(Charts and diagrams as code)
__________________________________________________
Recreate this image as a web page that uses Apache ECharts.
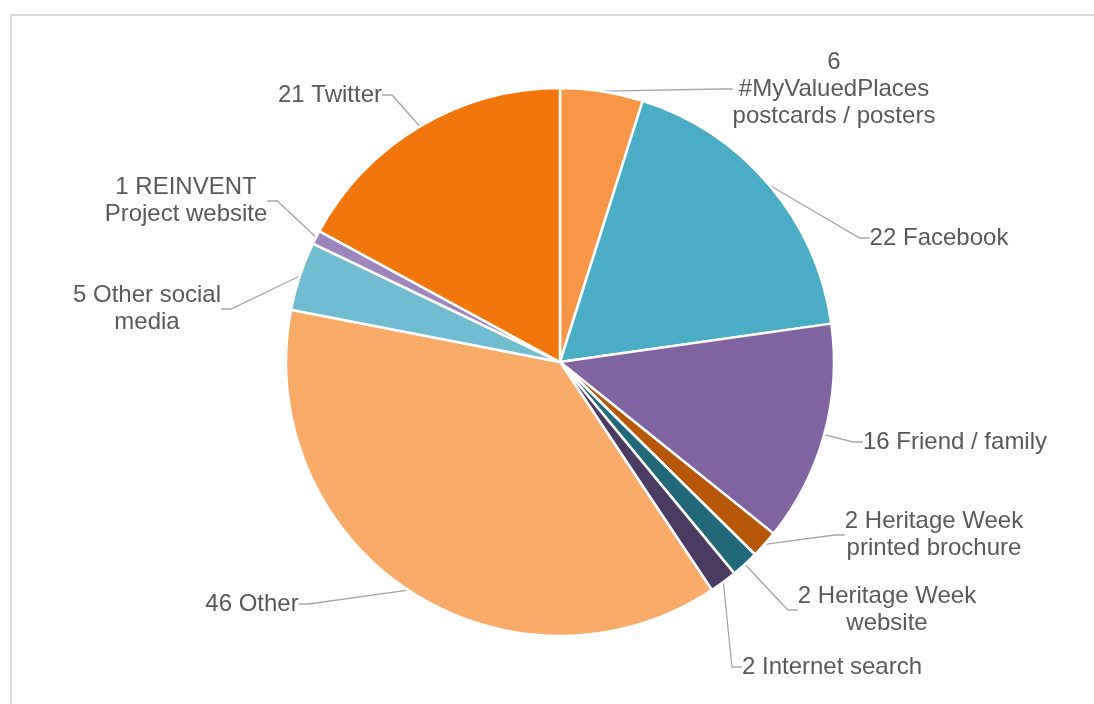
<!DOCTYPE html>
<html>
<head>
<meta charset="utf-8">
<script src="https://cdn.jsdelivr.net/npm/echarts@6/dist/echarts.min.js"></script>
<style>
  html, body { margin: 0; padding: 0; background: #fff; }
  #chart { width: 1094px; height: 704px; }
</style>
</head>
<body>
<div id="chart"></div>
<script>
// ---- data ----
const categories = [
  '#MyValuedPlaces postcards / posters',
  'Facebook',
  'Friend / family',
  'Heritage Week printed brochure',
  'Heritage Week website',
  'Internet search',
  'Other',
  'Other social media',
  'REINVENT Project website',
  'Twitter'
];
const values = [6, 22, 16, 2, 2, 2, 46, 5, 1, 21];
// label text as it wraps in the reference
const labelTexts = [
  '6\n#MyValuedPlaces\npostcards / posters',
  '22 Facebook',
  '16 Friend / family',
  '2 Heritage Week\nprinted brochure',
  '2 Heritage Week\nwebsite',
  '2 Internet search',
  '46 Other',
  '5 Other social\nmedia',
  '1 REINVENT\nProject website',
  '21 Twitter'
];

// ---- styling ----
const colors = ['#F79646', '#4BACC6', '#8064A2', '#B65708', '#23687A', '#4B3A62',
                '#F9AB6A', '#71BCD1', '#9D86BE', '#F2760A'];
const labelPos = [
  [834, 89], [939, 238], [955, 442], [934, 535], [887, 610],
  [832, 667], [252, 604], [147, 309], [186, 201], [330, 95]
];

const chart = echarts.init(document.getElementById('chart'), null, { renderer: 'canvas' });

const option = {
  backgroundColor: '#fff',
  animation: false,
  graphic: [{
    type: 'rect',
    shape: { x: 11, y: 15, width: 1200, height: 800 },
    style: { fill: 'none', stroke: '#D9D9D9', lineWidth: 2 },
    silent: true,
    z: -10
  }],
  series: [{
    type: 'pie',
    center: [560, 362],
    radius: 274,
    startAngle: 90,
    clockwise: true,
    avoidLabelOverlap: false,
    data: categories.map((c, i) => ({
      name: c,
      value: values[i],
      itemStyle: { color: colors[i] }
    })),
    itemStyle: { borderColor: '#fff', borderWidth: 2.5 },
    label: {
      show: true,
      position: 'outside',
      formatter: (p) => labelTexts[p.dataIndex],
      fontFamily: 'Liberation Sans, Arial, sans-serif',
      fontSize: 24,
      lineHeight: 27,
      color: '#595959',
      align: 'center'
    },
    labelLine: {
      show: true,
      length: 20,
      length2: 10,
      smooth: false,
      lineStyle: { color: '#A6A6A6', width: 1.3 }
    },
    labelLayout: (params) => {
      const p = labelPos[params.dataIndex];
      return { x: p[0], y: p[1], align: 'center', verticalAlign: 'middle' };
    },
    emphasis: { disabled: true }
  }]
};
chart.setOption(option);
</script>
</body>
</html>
__________________________________________________
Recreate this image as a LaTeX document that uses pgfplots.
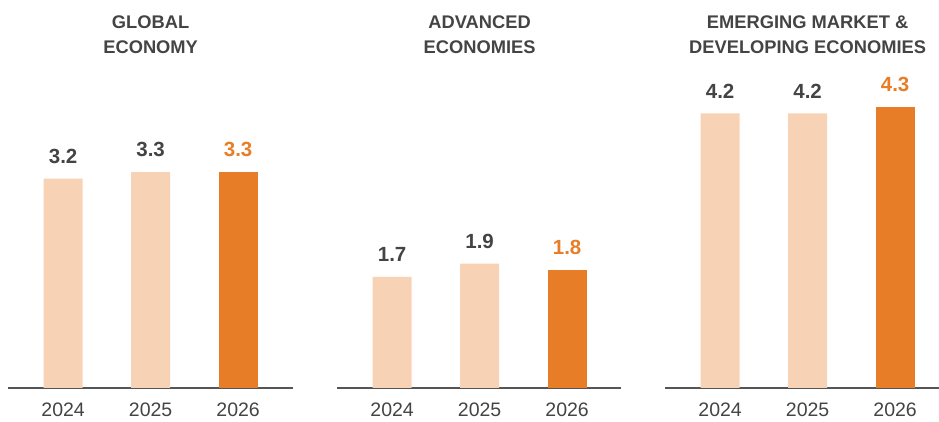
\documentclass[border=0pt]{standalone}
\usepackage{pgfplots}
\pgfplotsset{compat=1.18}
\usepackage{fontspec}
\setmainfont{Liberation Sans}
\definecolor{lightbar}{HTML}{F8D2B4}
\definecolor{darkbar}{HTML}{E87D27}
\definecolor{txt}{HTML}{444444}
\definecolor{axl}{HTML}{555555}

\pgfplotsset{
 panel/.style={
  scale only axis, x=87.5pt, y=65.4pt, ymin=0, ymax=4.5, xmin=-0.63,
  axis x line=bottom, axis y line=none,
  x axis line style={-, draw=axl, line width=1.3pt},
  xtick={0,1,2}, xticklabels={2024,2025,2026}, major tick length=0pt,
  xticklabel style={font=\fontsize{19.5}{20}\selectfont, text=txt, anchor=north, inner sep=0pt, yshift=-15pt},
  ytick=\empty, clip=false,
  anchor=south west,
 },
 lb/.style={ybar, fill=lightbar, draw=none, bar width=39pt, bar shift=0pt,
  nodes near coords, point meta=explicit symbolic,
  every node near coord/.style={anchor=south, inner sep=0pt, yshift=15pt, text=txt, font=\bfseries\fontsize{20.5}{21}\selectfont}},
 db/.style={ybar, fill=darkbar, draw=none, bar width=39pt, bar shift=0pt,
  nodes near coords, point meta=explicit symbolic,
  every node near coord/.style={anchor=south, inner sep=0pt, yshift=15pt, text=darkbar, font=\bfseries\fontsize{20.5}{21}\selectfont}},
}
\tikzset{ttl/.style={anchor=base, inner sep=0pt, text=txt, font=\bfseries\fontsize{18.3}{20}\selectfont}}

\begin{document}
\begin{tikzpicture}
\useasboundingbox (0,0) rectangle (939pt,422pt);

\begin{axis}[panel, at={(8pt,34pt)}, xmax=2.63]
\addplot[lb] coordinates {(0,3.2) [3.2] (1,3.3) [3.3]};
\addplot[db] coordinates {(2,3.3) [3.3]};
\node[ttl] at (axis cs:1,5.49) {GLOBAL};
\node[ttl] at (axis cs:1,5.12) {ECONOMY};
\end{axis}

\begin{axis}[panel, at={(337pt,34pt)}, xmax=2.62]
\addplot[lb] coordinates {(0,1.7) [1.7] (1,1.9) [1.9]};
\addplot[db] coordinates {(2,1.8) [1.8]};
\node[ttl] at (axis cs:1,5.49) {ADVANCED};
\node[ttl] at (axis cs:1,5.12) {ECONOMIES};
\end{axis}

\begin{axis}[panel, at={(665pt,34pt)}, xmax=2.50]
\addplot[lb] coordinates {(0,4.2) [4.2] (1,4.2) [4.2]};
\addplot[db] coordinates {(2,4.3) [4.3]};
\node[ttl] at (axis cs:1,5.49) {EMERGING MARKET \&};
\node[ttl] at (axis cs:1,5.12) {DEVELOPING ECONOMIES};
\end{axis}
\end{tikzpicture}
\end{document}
__________________________________________________
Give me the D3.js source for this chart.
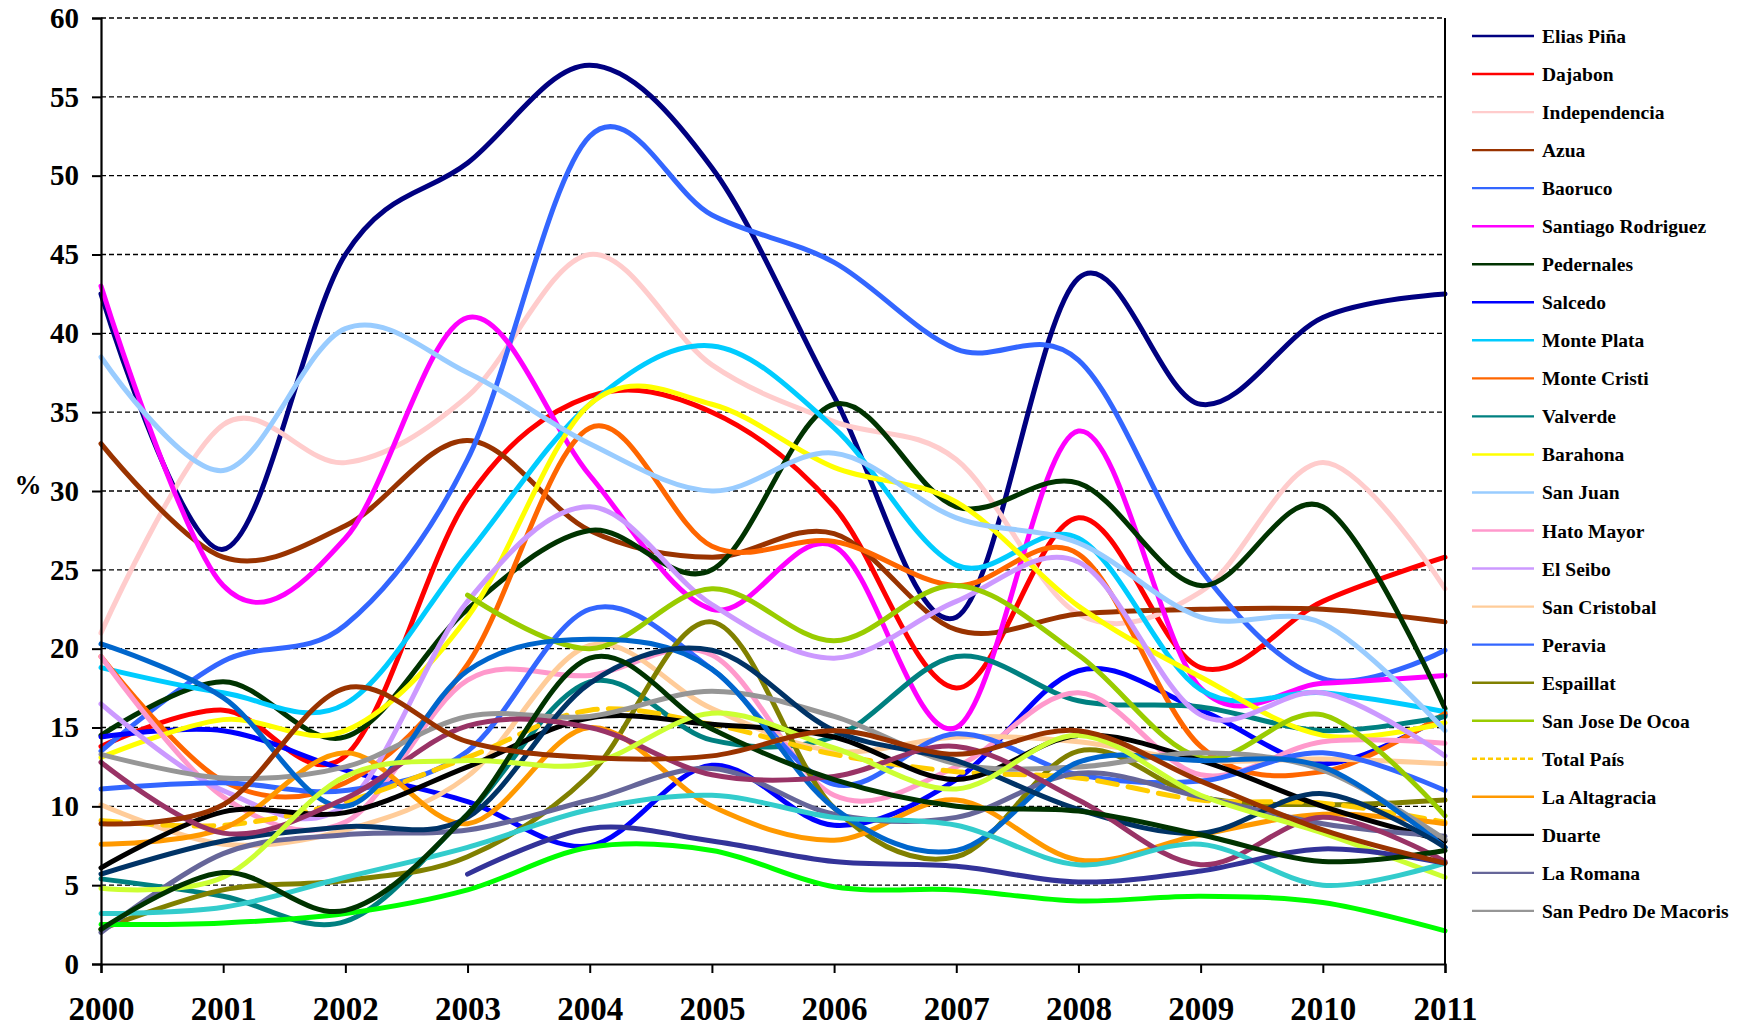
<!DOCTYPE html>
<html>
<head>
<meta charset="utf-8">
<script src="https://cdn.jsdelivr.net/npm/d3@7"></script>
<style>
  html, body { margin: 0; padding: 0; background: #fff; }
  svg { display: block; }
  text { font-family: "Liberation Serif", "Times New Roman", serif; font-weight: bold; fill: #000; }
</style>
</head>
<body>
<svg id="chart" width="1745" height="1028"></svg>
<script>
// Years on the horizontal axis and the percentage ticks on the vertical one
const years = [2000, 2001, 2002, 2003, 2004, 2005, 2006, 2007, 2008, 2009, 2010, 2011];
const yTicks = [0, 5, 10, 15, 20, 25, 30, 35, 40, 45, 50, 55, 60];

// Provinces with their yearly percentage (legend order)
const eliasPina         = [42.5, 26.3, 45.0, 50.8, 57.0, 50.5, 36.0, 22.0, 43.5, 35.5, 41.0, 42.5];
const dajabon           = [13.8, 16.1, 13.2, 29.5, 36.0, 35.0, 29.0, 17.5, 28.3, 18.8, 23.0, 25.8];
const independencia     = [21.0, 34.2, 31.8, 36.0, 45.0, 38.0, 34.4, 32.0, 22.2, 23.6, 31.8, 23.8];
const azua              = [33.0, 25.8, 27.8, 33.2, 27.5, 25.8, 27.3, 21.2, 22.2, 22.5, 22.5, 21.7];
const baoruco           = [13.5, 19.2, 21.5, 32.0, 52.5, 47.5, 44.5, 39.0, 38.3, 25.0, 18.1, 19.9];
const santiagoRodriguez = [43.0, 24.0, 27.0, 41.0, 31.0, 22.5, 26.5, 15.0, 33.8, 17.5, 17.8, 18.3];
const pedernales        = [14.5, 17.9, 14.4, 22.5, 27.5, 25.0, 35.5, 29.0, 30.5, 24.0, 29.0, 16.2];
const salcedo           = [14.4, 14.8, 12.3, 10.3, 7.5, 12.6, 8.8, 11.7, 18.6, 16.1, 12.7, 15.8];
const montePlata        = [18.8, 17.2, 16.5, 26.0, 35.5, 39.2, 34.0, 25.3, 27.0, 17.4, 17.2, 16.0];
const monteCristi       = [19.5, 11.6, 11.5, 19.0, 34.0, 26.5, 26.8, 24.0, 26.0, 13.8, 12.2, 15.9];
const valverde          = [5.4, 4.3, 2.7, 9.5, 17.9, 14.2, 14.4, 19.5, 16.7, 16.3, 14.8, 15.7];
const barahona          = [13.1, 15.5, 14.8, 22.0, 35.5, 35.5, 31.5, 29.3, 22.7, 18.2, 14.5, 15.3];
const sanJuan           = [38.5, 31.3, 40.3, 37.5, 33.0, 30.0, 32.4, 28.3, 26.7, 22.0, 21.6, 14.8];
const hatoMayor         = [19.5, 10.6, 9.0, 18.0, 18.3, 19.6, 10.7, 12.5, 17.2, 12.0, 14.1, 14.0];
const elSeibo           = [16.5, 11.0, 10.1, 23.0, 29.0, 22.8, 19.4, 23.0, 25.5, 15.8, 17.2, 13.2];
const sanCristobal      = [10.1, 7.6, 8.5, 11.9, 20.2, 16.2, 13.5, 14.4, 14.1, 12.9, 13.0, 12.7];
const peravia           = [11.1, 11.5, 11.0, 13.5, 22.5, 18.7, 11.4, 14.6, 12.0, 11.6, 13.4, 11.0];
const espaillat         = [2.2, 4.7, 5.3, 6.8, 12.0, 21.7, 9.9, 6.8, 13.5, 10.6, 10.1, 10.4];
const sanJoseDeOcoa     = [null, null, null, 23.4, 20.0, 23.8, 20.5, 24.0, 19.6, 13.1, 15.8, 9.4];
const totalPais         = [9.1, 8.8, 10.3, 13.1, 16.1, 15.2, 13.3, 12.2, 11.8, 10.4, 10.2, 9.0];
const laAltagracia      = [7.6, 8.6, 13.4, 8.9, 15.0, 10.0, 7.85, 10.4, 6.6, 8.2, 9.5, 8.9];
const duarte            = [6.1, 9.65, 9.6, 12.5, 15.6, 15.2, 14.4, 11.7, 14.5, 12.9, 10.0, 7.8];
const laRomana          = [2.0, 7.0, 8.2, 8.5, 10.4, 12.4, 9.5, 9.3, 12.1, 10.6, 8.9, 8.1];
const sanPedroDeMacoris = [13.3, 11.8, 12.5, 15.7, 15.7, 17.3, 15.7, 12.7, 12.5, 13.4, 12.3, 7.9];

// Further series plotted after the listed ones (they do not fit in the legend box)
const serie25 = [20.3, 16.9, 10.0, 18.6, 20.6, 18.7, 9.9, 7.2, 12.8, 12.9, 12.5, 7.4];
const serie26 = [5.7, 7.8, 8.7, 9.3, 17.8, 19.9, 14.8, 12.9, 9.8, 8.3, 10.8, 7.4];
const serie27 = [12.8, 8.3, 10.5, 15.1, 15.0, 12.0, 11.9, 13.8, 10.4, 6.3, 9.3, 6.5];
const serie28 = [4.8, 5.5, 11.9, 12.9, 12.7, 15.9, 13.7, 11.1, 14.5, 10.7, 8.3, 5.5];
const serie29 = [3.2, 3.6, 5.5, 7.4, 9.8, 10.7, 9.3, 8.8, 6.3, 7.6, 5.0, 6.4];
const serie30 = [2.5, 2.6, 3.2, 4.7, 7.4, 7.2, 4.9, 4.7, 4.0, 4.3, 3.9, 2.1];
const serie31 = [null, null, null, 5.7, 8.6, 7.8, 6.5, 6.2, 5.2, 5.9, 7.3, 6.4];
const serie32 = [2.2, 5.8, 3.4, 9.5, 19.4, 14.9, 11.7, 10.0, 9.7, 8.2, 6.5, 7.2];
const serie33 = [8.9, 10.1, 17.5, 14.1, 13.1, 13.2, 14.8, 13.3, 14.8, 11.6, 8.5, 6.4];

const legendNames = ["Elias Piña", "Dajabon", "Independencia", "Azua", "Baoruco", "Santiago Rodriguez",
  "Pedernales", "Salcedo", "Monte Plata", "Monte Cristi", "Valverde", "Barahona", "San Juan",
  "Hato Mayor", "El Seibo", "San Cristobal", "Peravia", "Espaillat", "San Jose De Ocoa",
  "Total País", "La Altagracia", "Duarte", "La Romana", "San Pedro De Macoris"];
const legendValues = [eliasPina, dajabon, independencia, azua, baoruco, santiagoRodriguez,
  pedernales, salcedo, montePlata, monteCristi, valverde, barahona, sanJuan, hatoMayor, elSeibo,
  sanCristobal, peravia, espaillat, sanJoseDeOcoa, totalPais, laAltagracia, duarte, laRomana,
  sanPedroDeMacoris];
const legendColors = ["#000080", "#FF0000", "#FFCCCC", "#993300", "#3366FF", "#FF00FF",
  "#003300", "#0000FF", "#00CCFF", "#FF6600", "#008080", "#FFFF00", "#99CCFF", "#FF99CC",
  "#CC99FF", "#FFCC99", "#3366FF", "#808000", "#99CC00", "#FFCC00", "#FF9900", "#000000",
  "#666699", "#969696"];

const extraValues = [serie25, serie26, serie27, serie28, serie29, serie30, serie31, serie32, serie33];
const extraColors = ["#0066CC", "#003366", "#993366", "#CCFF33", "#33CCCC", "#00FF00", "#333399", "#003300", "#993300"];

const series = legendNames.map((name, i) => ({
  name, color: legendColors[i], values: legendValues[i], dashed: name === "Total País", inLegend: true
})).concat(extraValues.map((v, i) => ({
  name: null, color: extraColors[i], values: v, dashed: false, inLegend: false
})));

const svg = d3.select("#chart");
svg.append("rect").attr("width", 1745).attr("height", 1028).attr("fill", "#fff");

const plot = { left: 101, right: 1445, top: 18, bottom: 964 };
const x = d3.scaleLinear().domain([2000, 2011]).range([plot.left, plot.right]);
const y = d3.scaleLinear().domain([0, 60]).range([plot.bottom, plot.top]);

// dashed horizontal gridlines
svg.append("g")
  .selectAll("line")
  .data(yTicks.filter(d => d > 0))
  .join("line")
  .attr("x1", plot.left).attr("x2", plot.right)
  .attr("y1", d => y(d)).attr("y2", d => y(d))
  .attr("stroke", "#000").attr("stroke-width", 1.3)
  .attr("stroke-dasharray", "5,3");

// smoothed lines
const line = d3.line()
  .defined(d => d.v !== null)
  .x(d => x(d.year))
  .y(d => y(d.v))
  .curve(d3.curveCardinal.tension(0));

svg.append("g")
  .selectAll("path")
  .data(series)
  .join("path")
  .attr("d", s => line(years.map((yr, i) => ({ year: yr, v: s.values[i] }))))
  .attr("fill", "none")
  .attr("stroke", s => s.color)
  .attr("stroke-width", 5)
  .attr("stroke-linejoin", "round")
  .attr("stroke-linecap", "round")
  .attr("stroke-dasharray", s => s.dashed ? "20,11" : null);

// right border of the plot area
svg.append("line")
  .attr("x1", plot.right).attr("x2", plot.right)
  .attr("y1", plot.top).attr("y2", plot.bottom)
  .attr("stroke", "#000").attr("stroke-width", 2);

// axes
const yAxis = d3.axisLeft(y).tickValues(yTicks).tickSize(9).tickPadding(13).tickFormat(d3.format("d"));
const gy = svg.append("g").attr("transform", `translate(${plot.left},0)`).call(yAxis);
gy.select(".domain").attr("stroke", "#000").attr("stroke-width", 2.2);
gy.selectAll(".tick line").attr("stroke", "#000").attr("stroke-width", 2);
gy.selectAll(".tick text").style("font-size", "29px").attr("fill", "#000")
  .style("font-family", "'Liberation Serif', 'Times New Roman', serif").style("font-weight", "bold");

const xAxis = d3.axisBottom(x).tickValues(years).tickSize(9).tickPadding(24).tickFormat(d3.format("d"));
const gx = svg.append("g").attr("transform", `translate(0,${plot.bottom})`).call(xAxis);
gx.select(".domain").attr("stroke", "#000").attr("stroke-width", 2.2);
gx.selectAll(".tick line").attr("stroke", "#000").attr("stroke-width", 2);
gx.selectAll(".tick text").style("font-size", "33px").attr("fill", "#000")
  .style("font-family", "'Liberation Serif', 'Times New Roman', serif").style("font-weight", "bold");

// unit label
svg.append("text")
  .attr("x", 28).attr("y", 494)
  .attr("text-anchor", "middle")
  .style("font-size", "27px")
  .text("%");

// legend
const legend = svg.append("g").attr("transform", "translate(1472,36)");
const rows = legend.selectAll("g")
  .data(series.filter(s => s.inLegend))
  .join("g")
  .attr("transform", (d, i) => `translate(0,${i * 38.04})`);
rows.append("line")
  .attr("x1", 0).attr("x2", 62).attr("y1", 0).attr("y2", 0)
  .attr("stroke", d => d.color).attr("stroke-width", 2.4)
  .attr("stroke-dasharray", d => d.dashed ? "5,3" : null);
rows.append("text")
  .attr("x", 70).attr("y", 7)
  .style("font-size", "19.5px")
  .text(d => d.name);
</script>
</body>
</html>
__________________________________________________
YOUR TASK: Starting at the line containing "Give me the D3.js source for this chart." and stopping after the line containing "50, 55, 60];", give the lines again exactly and leave out every image.

FINISHED EXERCISE:
Give me the D3.js source for this chart.
<!DOCTYPE html>
<html>
<head>
<meta charset="utf-8">
<script src="https://cdn.jsdelivr.net/npm/d3@7"></script>
<style>
  html, body { margin: 0; padding: 0; background: #fff; }
  svg { display: block; }
  text { font-family: "Liberation Serif", "Times New Roman", serif; font-weight: bold; fill: #000; }
</style>
</head>
<body>
<svg id="chart" width="1745" height="1028"></svg>
<script>
// Years on the horizontal axis and the percentage ticks on the vertical one
const years = [2000, 2001, 2002, 2003, 2004, 2005, 2006, 2007, 2008, 2009, 2010, 2011];
const yTicks = [0, 5, 10, 15, 20, 25, 30, 35, 40, 45, 50, 55, 60];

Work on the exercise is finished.